NEW YORK -- On the day the Mets played their 7,982nd consecutive game without a no-hitter, Mike Pelfrey later watched with envy as a former teammate threw a perfect game.
Pelfrey and Chicago's Philip Humber, the latest member of baseball's no-hit club, were Minor League teammates from 2006-07 and first-round Draft picks in consecutive years. Humber later became a key piece of the trade to bring Johan Santana from Minnesota to Flushing, before resurfacing with the White Sox last season.
Midway through the last decade, the two were as highly touted -- if not moreso -- as top pitching prospects Matt Harvey, Zack Wheeler and Jeurys Familia are now. So Pelfrey was not all that surprised to see his former teammate make history with the White Sox.
"Obviously, you're happy for him," Pelfrey said. "If you throw a perfect game in high school, that's impressive, let alone doing it at this level. He was a guy that you looked at and you always knew he had great stuff, especially now that his velocity's back up. Good for him. He's a guy you expect great things out of."
Humber became the seventh pitcher to throw a no-hitter after leaving the Mets, joining David Cone as the only Mets player to throw a perfect game after leaving the organization. The Mets and Padres are the only two franchises never to pitch a no-no, though those seven former Mets have thrown a combined 14 no-hitters for other teams -- including seven from Nolan Ryan.
"I think one day obviously, it's going to happen," Pelfrey said. "I can't tell you when it's going to happen but it's happened to almost every other team, so it's got to happen eventually."
Collins: Francisco 'still the closer' for Mets
NEW YORK -- The vote of confidence came Sunday morning, less than 24 hours after Mets manager Terry Collins yanked closer Frank Francisco from a save situation. Francisco assured Collins that the left knee discomfort that had bothered him during Spring Training is not an issue, with Collins later confirming that Francisco is still the closer.
"Everybody wants to hear something positive," Collins said. "I just went to him this morning and said, 'You've got to hang in there.' He's disappointed. He's mad at me because I took him out, which is a common thing. It happens. I certainly don't blame him. If I was in his shoes, I'd be mad at me, too."
With the Mets clinging to a two-run lead in the ninth inning Saturday, Collins pulled Francisco after he allowed three of the first four batters he faced to reach base. Francisco has allowed six earned runs over his last three outings, a span of 2 1/3 innings, though both he and his manager insist the closer's balky left knee is no longer bothering him.

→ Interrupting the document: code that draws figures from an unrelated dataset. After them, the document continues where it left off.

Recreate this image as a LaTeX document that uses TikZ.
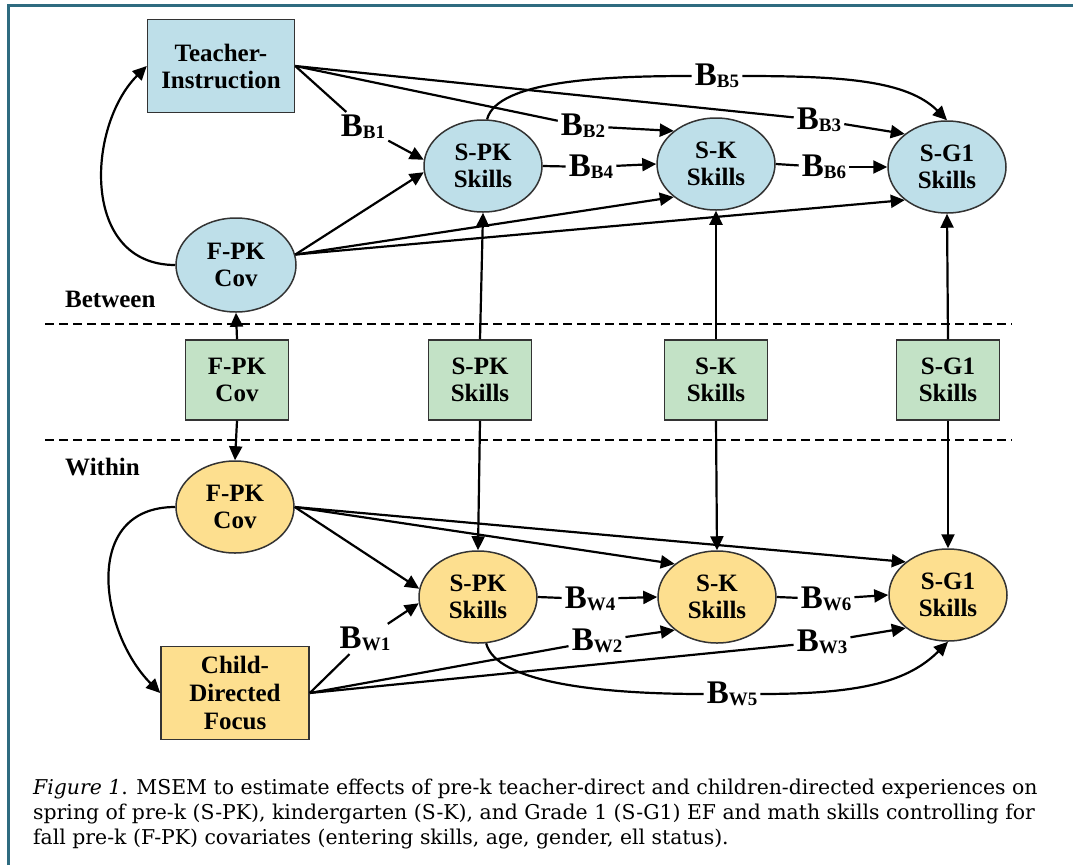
\documentclass[tikz,border=0pt]{standalone}
\usepackage{fontspec}
\setmainfont{Liberation Serif}
\newfontfamily\capfont{DejaVu Serif}
\usetikzlibrary{arrows.meta,shapes.geometric}
\definecolor{bfill}{HTML}{BEDFE9}
\definecolor{gfill}{HTML}{C3E2C6}
\definecolor{yfill}{HTML}{FDDF8F}
\definecolor{framec}{HTML}{2E6B80}
\definecolor{edgec}{HTML}{333333}
\newcommand{\Bsub}[1]{B\raisebox{-2pt}{\fontsize{19}{19}\selectfont #1}}
\tikzset{
  nodefont/.style={font=\fontsize{25}{27}\selectfont\bfseries},
  ell/.style={ellipse, draw=edgec, line width=1.5pt, minimum width=118pt, minimum height=92pt, inner sep=0pt, align=center, nodefont},
  rbox/.style={rectangle, draw=edgec, line width=1.5pt, inner sep=0pt, align=center, nodefont},
  gbox/.style={rbox, fill=gfill, minimum width=103pt, minimum height=80pt},
  conn/.style={line width=2.2pt, -{Triangle[length=14pt,width=13pt]}},
  plain/.style={line width=2.2pt},
  lbl/.style={font=\fontsize{33}{33}\selectfont\bfseries, inner sep=3pt},
  dashline/.style={line width=2.5pt, dash pattern=on 9pt off 5pt},
  frame/.style={line width=3pt, draw=framec}
}
\begin{document}
\begin{tikzpicture}[x=1pt,y=-1pt]
\useasboundingbox (0,0) rectangle (1073,865);
\fill[white] (0,0) rectangle (1073,865);
\draw[frame] (8,865) -- (8,5) -- (1073,5);

% dashed separators
\draw[dashline] (45,324) -- (1012,324);
\draw[dashline] (45,440) -- (1012,440);
\node[anchor=base west, nodefont, inner sep=0pt] (betw) at (65,307) {Between};
\node[anchor=base west, nodefont, inner sep=0pt] (with) at (65,475) {Within};

% between level
\node[rbox, fill=bfill, minimum width=147pt, minimum height=93pt] (teach) at (221,66) {Teacher-\\Instruction};
\node[ell, fill=bfill, minimum width=120pt, minimum height=94pt] (fpkB) at (236,265) {F-PK\\Cov};
\node[ell, fill=bfill] (spkB) at (483,166) {S-PK\\Skills};
\node[ell, fill=bfill] (skB) at (716,164) {S-K\\Skills};
\node[ell, fill=bfill] (sgB) at (947,167) {S-G1\\Skills};

% observed
\node[gbox] (gfpk) at (237,380) {F-PK\\Cov};
\node[gbox] (gspk) at (480,380) {S-PK\\Skills};
\node[gbox] (gsk) at (716,380) {S-K\\Skills};
\node[gbox] (gsg) at (948,380) {S-G1\\Skills};

% within level
\node[ell, fill=yfill] (fpkW) at (235,507) {F-PK\\Cov};
\node[rbox, fill=yfill, minimum width=148pt, minimum height=93pt, font=\fontsize{25}{28}\selectfont\bfseries] (child) at (235,693) {Child-\\Directed\\Focus};
\node[ell, fill=yfill] (spkW) at (478,597) {S-PK\\Skills};
\node[ell, fill=yfill] (skW) at (717,597) {S-K\\Skills};
\node[ell, fill=yfill] (sgW) at (948,595) {S-G1\\Skills};

% labels
\node[lbl] (lbb1) at (363,127) {\Bsub{B1}};
\node[lbl] (lbb2) at (583,126) {\Bsub{B2}};
\node[lbl] (lbb3) at (819,120) {\Bsub{B3}};
\node[lbl] (lbb4) at (591,167) {\Bsub{B4}};
\node[lbl] (lbb5) at (717,76) {\Bsub{B5}};
\node[lbl] (lbb6) at (824,167) {\Bsub{B6}};
\node[lbl] (lbw1) at (365,639) {\Bsub{W1}};
\node[lbl] (lbw2) at (597,641) {\Bsub{W2}};
\node[lbl] (lbw3) at (822,642) {\Bsub{W3}};
\node[lbl] (lbw4) at (590,599) {\Bsub{W4}};
\node[lbl] (lbw5) at (732,694) {\Bsub{W5}};
\node[lbl] (lbw6) at (826,599) {\Bsub{W6}};

% between connectors
\draw[conn] (fpkB.west) .. controls +(-95,0) and +(-60,60) .. (teach.west);
\draw[plain] (teach.east) -- (lbb1);
\draw[conn] (lbb1) -- (spkB.174);
\draw[plain] (teach.east) -- (lbb2);
\draw[conn] (lbb2) -- (skB.north west);
\draw[plain] (teach.east) -- (lbb3);
\draw[conn] (lbb3) -- (sgB.north west);
\draw[conn] (fpkB.10) -- (spkB.186);
\draw[conn] (fpkB.10) -- (skB.south west);
\draw[conn] (fpkB.10) -- (sgB.south west);
\draw[plain] (spkB.east) -- (lbb4);
\draw[conn] (lbb4) -- (skB.west);
\draw[plain] (skB.east) -- (lbb6);
\draw[conn] (lbb6) -- (sgB.west);
\draw[plain] (spkB.85) .. controls +(10,-40) and +(-80,0) .. (lbb5.west);
\draw[conn] (lbb5.east) .. controls +(100,0) and +(-40,-40) .. (sgB.north);

% vertical connectors
\draw[conn] (gfpk.north) -- (fpkB.south);
\draw[conn] (gfpk.south) -- (fpkW.north);
\draw[conn] (gspk.north) -- (spkB.south);
\draw[conn] (gspk.south) -- (spkW.north);
\draw[conn] (gsk.north) -- (skB.south);
\draw[conn] (gsk.south) -- (skW.north);
\draw[conn] (gsg.north) -- (sgB.south);
\draw[conn] (gsg.south) -- (sgW.north);

% within connectors
\draw[conn] (fpkW.west) .. controls +(-95,0) and +(-60,-60) .. (child.west);
\draw[conn] (fpkW.east) -- (spkW.172);
\draw[conn] (fpkW.east) -- (skW.north west);
\draw[conn] (fpkW.east) -- (sgW.north west);
\draw[plain] (child.east) -- (lbw1);
\draw[conn] (lbw1) -- (spkW.186);
\draw[plain] (child.east) -- (lbw2);
\draw[conn] (lbw2) -- (skW.south west);
\draw[plain] (child.east) -- (lbw3);
\draw[conn] (lbw3) -- (sgW.south west);
\draw[plain] (spkW.east) -- (lbw4);
\draw[conn] (lbw4) -- (skW.west);
\draw[plain] (skW.east) -- (lbw6);
\draw[conn] (lbw6) -- (sgW.west);
\draw[plain] (spkW.-80) .. controls +(10,40) and +(-100,0) .. (lbw5.west);
\draw[conn] (lbw5.east) .. controls +(100,0) and +(-40,40) .. (sgW.south);

% caption
\begin{scope}[every node/.style={anchor=base west, inner sep=0pt, font=\capfont\fontsize{20.4}{20.4}\selectfont}]
\node (cap1) at (33,794) {\textit{Figure 1}. MSEM to estimate effects of pre-k teacher-direct and children-directed experiences on};
\node (cap2) at (33,819) {spring of pre-k (S-PK), kindergarten (S-K), and Grade 1 (S-G1) EF and math skills controlling for};
\node (cap3) at (33,844) {fall pre-k (F-PK) covariates (entering skills, age, gender, ell status).};
\end{scope}
\end{tikzpicture}
\end{document}
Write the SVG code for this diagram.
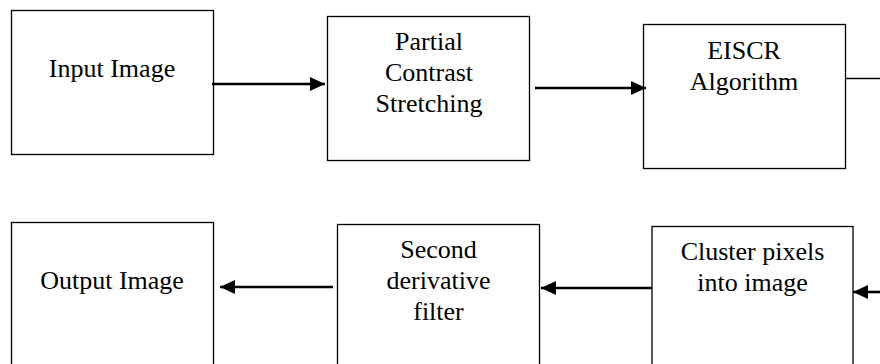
<svg xmlns="http://www.w3.org/2000/svg" width="880" height="364" viewBox="0 0 880 364">
<style>
.box{fill:#fff;stroke:#000;stroke-width:1.3}
.t{font-family:"Liberation Serif","Times New Roman",serif;font-size:26px;fill:#000;text-anchor:middle}
.c{stroke:#000;stroke-width:2.6;fill:none}
.thin{stroke:#000;stroke-width:1.3;fill:none}
</style>
<defs>
<marker id="ah" markerUnits="userSpaceOnUse" markerWidth="16" markerHeight="14" refX="15" refY="7" orient="auto">
<path d="M0,0 L15,7 L0,14 Z" fill="#000"/>
</marker>
</defs>
<rect width="880" height="364" fill="#fff"/>
<g id="input-image"><rect class="box" x="11.5" y="10.5" width="202" height="144"/><text class="t" x="112" y="77">Input Image</text></g>
<g id="partial-contrast"><rect class="box" x="327.5" y="16.5" width="202" height="144"/><text class="t" x="429" y="50">Partial</text><text class="t" x="429" y="81">Contrast</text><text class="t" x="429" y="112">Stretching</text></g>
<g id="eiscr"><rect class="box" x="643.5" y="24.5" width="202" height="144"/><text class="t" x="744" y="59">EISCR</text><text class="t" x="744" y="90">Algorithm</text></g>
<g id="output-image"><rect class="box" x="11.5" y="222.5" width="202" height="160"/><text class="t" x="112" y="289">Output Image</text></g>
<g id="second-derivative"><rect class="box" x="337.5" y="224.5" width="202" height="160"/><text class="t" x="438.5" y="258">Second</text><text class="t" x="438.5" y="289">derivative</text><text class="t" x="438.5" y="320">filter</text></g>
<g id="cluster-pixels"><rect class="box" x="652" y="226.5" width="201" height="160"/><text class="t" x="752.5" y="260">Cluster pixels</text><text class="t" x="752.5" y="291">into image</text></g>
<g id="connectors">
<line class="c" x1="212" y1="84" x2="325" y2="84" marker-end="url(#ah)"/>
<line class="c" x1="535" y1="88" x2="646" y2="88" marker-end="url(#ah)"/>
<line class="thin" x1="845" y1="78.5" x2="880" y2="78.5"/>
<line class="c" x1="880" y1="292" x2="853" y2="292" marker-end="url(#ah)"/>
<line class="c" x1="652" y1="288" x2="541" y2="288" marker-end="url(#ah)"/>
<line class="c" x1="333" y1="287" x2="220" y2="287" marker-end="url(#ah)"/>
</g>
</svg>
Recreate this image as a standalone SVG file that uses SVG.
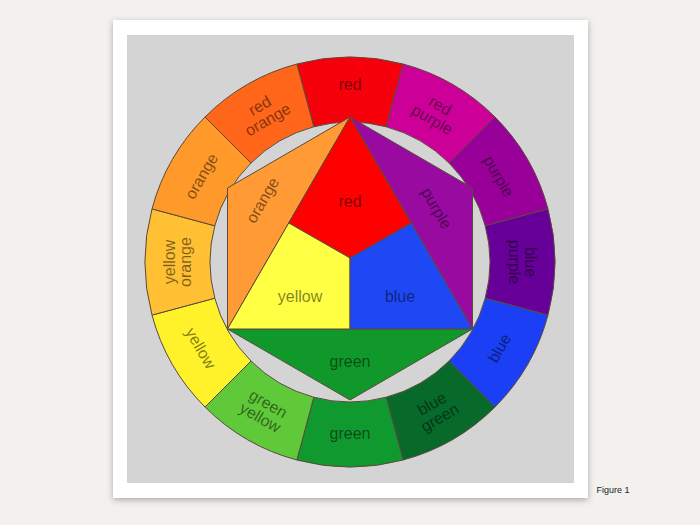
<svg xmlns="http://www.w3.org/2000/svg" width="700" height="525" viewBox="0 0 700 525">
<defs>
<filter id="sh" x="-10%" y="-10%" width="120%" height="120%"><feDropShadow dx="0" dy="2" stdDeviation="3" flood-opacity="0.3"/></filter>
<style>
.s{stroke:#5a4a3a;stroke-width:1;stroke-linejoin:round}
text{font-family:"Liberation Sans",Arial,sans-serif;font-size:16px;fill:#000;fill-opacity:0.5;text-anchor:middle}
</style>
</defs>
<rect width="700" height="525" fill="#f3f1ee"/>
<rect x="113" y="20" width="475" height="478" fill="#fff" filter="url(#sh)"/>
<rect x="127" y="35" width="447" height="448" fill="#d4d4d4"/>
<g id="ring">
<path class="s" fill="#f6000c" d="M296.9,64 A205,205 0 0 1 403.1,64 L386.2,126.8 A140,140 0 0 0 313.8,126.8Z"/>
<path class="s" fill="#cc0099" d="M403.1,64 A205,205 0 0 1 495,117 L449,163 A140,140 0 0 0 386.2,126.8Z"/>
<path class="s" fill="#990099" d="M495,117 A205,205 0 0 1 548,208.9 L485.2,225.8 A140,140 0 0 0 449,163Z"/>
<path class="s" fill="#660099" d="M548,208.9 A205,205 0 0 1 548,315.1 L485.2,298.2 A140,140 0 0 0 485.2,225.8Z"/>
<path class="s" fill="#1a3ff5" d="M548,315.1 A205,205 0 0 1 495,407 L449,361 A140,140 0 0 0 485.2,298.2Z"/>
<path class="s" fill="#076a2a" d="M495,407 A205,205 0 0 1 403.1,460 L386.2,397.2 A140,140 0 0 0 449,361Z"/>
<path class="s" fill="#10992f" d="M403.1,460 A205,205 0 0 1 296.9,460 L313.8,397.2 A140,140 0 0 0 386.2,397.2Z"/>
<path class="s" fill="#5fc93a" d="M296.9,460 A205,205 0 0 1 205,407 L251,361 A140,140 0 0 0 313.8,397.2Z"/>
<path class="s" fill="#fff22a" d="M205,407 A205,205 0 0 1 152,315.1 L214.8,298.2 A140,140 0 0 0 251,361Z"/>
<path class="s" fill="#ffc033" d="M152,315.1 A205,205 0 0 1 152,208.9 L214.8,225.8 A140,140 0 0 0 214.8,298.2Z"/>
<path class="s" fill="#ff9a2a" d="M152,208.9 A205,205 0 0 1 205,117 L251,163 A140,140 0 0 0 214.8,225.8Z"/>
<path class="s" fill="#ff661a" d="M205,117 A205,205 0 0 1 296.9,64 L313.8,126.8 A140,140 0 0 0 251,163Z"/>
</g>
<g id="hexagon">
<path class="s" fill="#ff9a35" d="M350,117 L227.5,188 L227.5,329 Z"/>
<path class="s" fill="#990aa0" d="M350,117 L472.5,188 L472.5,329 Z"/>
<path class="s" fill="#10992a" d="M227.5,329 L472.5,329 L350,400 Z"/>
<path class="s" fill="#fe0000" d="M350,117 L411.25,223 L350,258 L288.75,223 Z"/>
<path class="s" fill="#ffff44" d="M288.75,223 L350,258 L350,329 L227.5,329 Z"/>
<path class="s" fill="#1f48f5" d="M411.25,223 L472.5,329 L350,329 L350,258 Z"/>
</g>
<g id="labels">
<text x="350" y="90">red</text>
<g transform="translate(436,113) rotate(30)"><text y="-3">red</text><text y="13">purple</text></g>
<g transform="translate(499,176) rotate(60)"><text y="6">purple</text></g>
<g transform="translate(522,262) rotate(90)"><text y="-3">blue</text><text y="13">purple</text></g>
<g transform="translate(499,348) rotate(-60)"><text y="6">blue</text></g>
<g transform="translate(436,411) rotate(-30)"><text y="-3">blue</text><text y="13">green</text></g>
<text x="350" y="439">green</text>
<g transform="translate(264,411) rotate(30)"><text y="-3">green</text><text y="13">yellow</text></g>
<g transform="translate(201,348) rotate(60)"><text y="6">yellow</text></g>
<g transform="translate(178,262) rotate(-90)"><text y="-3">yellow</text><text y="13">orange</text></g>
<g transform="translate(201,176) rotate(-60)"><text y="6">orange</text></g>
<g transform="translate(264,113) rotate(-30)"><text y="-3">red</text><text y="13">orange</text></g>
<text x="350" y="207">red</text>
<g transform="translate(262,200) rotate(-60)"><text y="6">orange</text></g>
<g transform="translate(437,208) rotate(60)"><text y="6">purple</text></g>
<text x="300" y="302">yellow</text>
<text x="400" y="302">blue</text>
<text x="350" y="367">green</text>
</g>
<text x="613" y="493" style="font-size:9px;fill-opacity:1;fill:#222">Figure 1</text>
</svg>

Jon Rauch, meanwhile, boasts significant closing experience and has not allowed an earned run over his first nine outings. Rauch would have notched the save Saturday had Kirk Nieuwenhuis not overrun a potential game-ending popup in shallow center field.
But the Mets signed Francisco this winter to a two-year, $12 million deal to be their closer, and that much will not change after a few poor outings.
"I just told him [Saturday] was one of those days," Collins said. "He's still the closer here, and he'll be ready to pitch when we get him back out there."